:: Your instructions ::
Give an exact transcription of every line, dropping the images.

— Begin —

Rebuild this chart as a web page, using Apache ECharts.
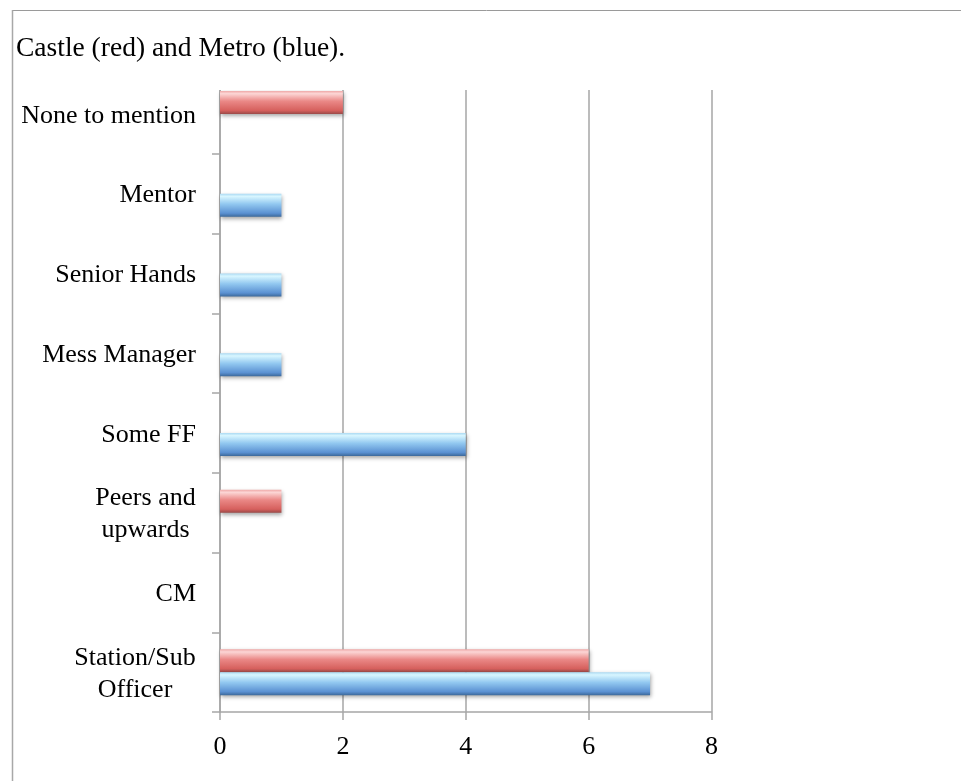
<!DOCTYPE html>
<html>
<head>
<meta charset="utf-8">
<script src="https://cdn.jsdelivr.net/npm/echarts@6/dist/echarts.min.js"></script>
<style>
  html, body { margin: 0; padding: 0; background: #fff; }
  #chart { width: 961px; height: 781px; }
</style>
</head>
<body>
<div id="chart"></div>
<script>
// categories bottom -> top
const categories = ['Station/Sub\nOfficer', 'CM', 'Peers and\nupwards', 'Some FF',
  'Mess Manager', 'Senior Hands', 'Mentor', 'None to mention'];
const castle = [6, 0, 1, 0, 0, 0, 0, 2];   // red
const metro = [7, 0, 0, 4, 1, 1, 1, 0];    // blue
const xTicks = [0, 2, 4, 6, 8];

const FONT = '"Liberation Serif", "Times New Roman", serif';
const gridColor = '#a6a6a6';

// centre the lines of the two-line labels inside their own block
const ctx = document.createElement('canvas').getContext('2d');
ctx.font = '26px ' + FONT;
let rich = {};
let keys = {};
categories.forEach(function (c, i) {
  if (c.indexOf('\n') < 0) return;
  let w = 0;
  c.split('\n').forEach(function (l) { w = Math.max(w, ctx.measureText(l).width); });
  keys[c] = 'm' + i;
  rich['m' + i] = { width: Math.ceil(w), align: 'center', fontSize: 26, fontFamily: FONT, color: '#000', lineHeight: 32 };
});

function barGradient(stops) {
  return new echarts.graphic.LinearGradient(0, 0, 0, 1, [
    { offset: 0, color: stops[0] },
    { offset: 0.12, color: stops[1] },
    { offset: 0.45, color: stops[2] },
    { offset: 0.85, color: stops[3] },
    { offset: 1, color: stops[4] }
  ]);
}

let chart = echarts.init(document.getElementById('chart'), null, {renderer: 'canvas'});
let option;

option = {
  animation: false,
  title: {
    text: 'Castle (red) and Metro (blue).',
    left: 11,
    top: 30,
    textStyle: { fontFamily: FONT, fontSize: 27.5, fontWeight: 'normal', color: '#000' }
  },
  grid: { left: 220, right: 249.5, top: 74, bottom: 69, containLabel: false },
  xAxis: {
    type: 'value',
    min: xTicks[0],
    max: xTicks[xTicks.length - 1],
    interval: 2,
    axisLine: { show: true, lineStyle: { color: gridColor, width: 1.5 } },
    axisTick: { show: true, length: 8, lineStyle: { color: gridColor, width: 1.5 } },
    axisLabel: { margin: 22, fontFamily: FONT, fontSize: 26, color: '#000' },
    splitLine: { show: true, lineStyle: { color: gridColor, width: 1.5 } }
  },
  yAxis: {
    type: 'category',
    data: categories,
    axisLine: { show: true, lineStyle: { color: gridColor, width: 1.5 } },
    axisTick: { show: true, length: 8, lineStyle: { color: gridColor, width: 1.5 } },
    axisLabel: {
      margin: 24,
      fontFamily: FONT,
      fontSize: 26,
      color: '#000',
      lineHeight: 32,
      padding: [4, 0, 0, 0],
      formatter: function (v) {
        if (!keys[v]) return v;
        return v.split('\n').map(function (l) { return '{' + keys[v] + '|' + l + '}'; }).join('\n');
      },
      rich: rich
    },
    splitLine: { show: false }
  },
  series: [
    {
      name: 'Castle',
      type: 'bar',
      data: castle,
      barWidth: 23,
      barGap: '0%',
      itemStyle: {
        color: barGradient(['#eea6a5', '#fcd6d5', '#ea8886', '#d6605d', '#9c4a48']),
        shadowColor: 'rgba(0,0,0,0.35)',
        shadowBlur: 4,
        shadowOffsetX: 1,
        shadowOffsetY: 2
      }
    },
    {
      name: 'Metro',
      type: 'bar',
      data: metro,
      barWidth: 23,
      barGap: '0%',
      itemStyle: {
        color: barGradient(['#a9d8f2', '#d8f6ff', '#92c8f0', '#5b91d2', '#3d6a9c']),
        shadowColor: 'rgba(0,0,0,0.35)',
        shadowBlur: 4,
        shadowOffsetX: 1,
        shadowOffsetY: 2
      }
    }
  ],
  graphic: [
    // the source image is cut off just above the plot
    { type: 'rect', z: 100, shape: { x: 205, y: 67, width: 520, height: 23 }, style: { fill: '#fff' } },
    { type: 'line', z: 101, shape: { x1: 12, y1: 10.5, x2: 961, y2: 10.5 }, style: { stroke: '#9a9a9a', lineWidth: 1 } },
    { type: 'line', z: 101, shape: { x1: 12.5, y1: 10, x2: 12.5, y2: 781 }, style: { stroke: '#a8a8a8', lineWidth: 1.5 } }
  ]
};

chart.setOption(option);
window.addEventListener('resize', function () {
  chart.resize();
});
</script>
</body>
</html>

— End —

:: Finished answer ::
Rebuild this chart as a web page, using Apache ECharts.
<!DOCTYPE html>
<html>
<head>
<meta charset="utf-8">
<script src="https://cdn.jsdelivr.net/npm/echarts@6/dist/echarts.min.js"></script>
<style>
  html, body { margin: 0; padding: 0; background: #fff; }
  #chart { width: 961px; height: 781px; }
</style>
</head>
<body>
<div id="chart"></div>
<script>
// categories bottom -> top
const categories = ['Station/Sub\nOfficer', 'CM', 'Peers and\nupwards', 'Some FF',
  'Mess Manager', 'Senior Hands', 'Mentor', 'None to mention'];
const castle = [6, 0, 1, 0, 0, 0, 0, 2];   // red
const metro = [7, 0, 0, 4, 1, 1, 1, 0];    // blue
const xTicks = [0, 2, 4, 6, 8];

const FONT = '"Liberation Serif", "Times New Roman", serif';
const gridColor = '#a6a6a6';

// centre the lines of the two-line labels inside their own block
const ctx = document.createElement('canvas').getContext('2d');
ctx.font = '26px ' + FONT;
let rich = {};
let keys = {};
categories.forEach(function (c, i) {
  if (c.indexOf('\n') < 0) return;
  let w = 0;
  c.split('\n').forEach(function (l) { w = Math.max(w, ctx.measureText(l).width); });
  keys[c] = 'm' + i;
  rich['m' + i] = { width: Math.ceil(w), align: 'center', fontSize: 26, fontFamily: FONT, color: '#000', lineHeight: 32 };
});

function barGradient(stops) {
  return new echarts.graphic.LinearGradient(0, 0, 0, 1, [
    { offset: 0, color: stops[0] },
    { offset: 0.12, color: stops[1] },
    { offset: 0.45, color: stops[2] },
    { offset: 0.85, color: stops[3] },
    { offset: 1, color: stops[4] }
  ]);
}

let chart = echarts.init(document.getElementById('chart'), null, {renderer: 'canvas'});
let option;

option = {
  animation: false,
  title: {
    text: 'Castle (red) and Metro (blue).',
    left: 11,
    top: 30,
    textStyle: { fontFamily: FONT, fontSize: 27.5, fontWeight: 'normal', color: '#000' }
  },
  grid: { left: 220, right: 249.5, top: 74, bottom: 69, containLabel: false },
  xAxis: {
    type: 'value',
    min: xTicks[0],
    max: xTicks[xTicks.length - 1],
    interval: 2,
    axisLine: { show: true, lineStyle: { color: gridColor, width: 1.5 } },
    axisTick: { show: true, length: 8, lineStyle: { color: gridColor, width: 1.5 } },
    axisLabel: { margin: 22, fontFamily: FONT, fontSize: 26, color: '#000' },
    splitLine: { show: true, lineStyle: { color: gridColor, width: 1.5 } }
  },
  yAxis: {
    type: 'category',
    data: categories,
    axisLine: { show: true, lineStyle: { color: gridColor, width: 1.5 } },
    axisTick: { show: true, length: 8, lineStyle: { color: gridColor, width: 1.5 } },
    axisLabel: {
      margin: 24,
      fontFamily: FONT,
      fontSize: 26,
      color: '#000',
      lineHeight: 32,
      padding: [4, 0, 0, 0],
      formatter: function (v) {
        if (!keys[v]) return v;
        return v.split('\n').map(function (l) { return '{' + keys[v] + '|' + l + '}'; }).join('\n');
      },
      rich: rich
    },
    splitLine: { show: false }
  },
  series: [
    {
      name: 'Castle',
      type: 'bar',
      data: castle,
      barWidth: 23,
      barGap: '0%',
      itemStyle: {
        color: barGradient(['#eea6a5', '#fcd6d5', '#ea8886', '#d6605d', '#9c4a48']),
        shadowColor: 'rgba(0,0,0,0.35)',
        shadowBlur: 4,
        shadowOffsetX: 1,
        shadowOffsetY: 2
      }
    },
    {
      name: 'Metro',
      type: 'bar',
      data: metro,
      barWidth: 23,
      barGap: '0%',
      itemStyle: {
        color: barGradient(['#a9d8f2', '#d8f6ff', '#92c8f0', '#5b91d2', '#3d6a9c']),
        shadowColor: 'rgba(0,0,0,0.35)',
        shadowBlur: 4,
        shadowOffsetX: 1,
        shadowOffsetY: 2
      }
    }
  ],
  graphic: [
    // the source image is cut off just above the plot
    { type: 'rect', z: 100, shape: { x: 205, y: 67, width: 520, height: 23 }, style: { fill: '#fff' } },
    { type: 'line', z: 101, shape: { x1: 12, y1: 10.5, x2: 961, y2: 10.5 }, style: { stroke: '#9a9a9a', lineWidth: 1 } },
    { type: 'line', z: 101, shape: { x1: 12.5, y1: 10, x2: 12.5, y2: 781 }, style: { stroke: '#a8a8a8', lineWidth: 1.5 } }
  ]
};

chart.setOption(option);
window.addEventListener('resize', function () {
  chart.resize();
});
</script>
</body>
</html>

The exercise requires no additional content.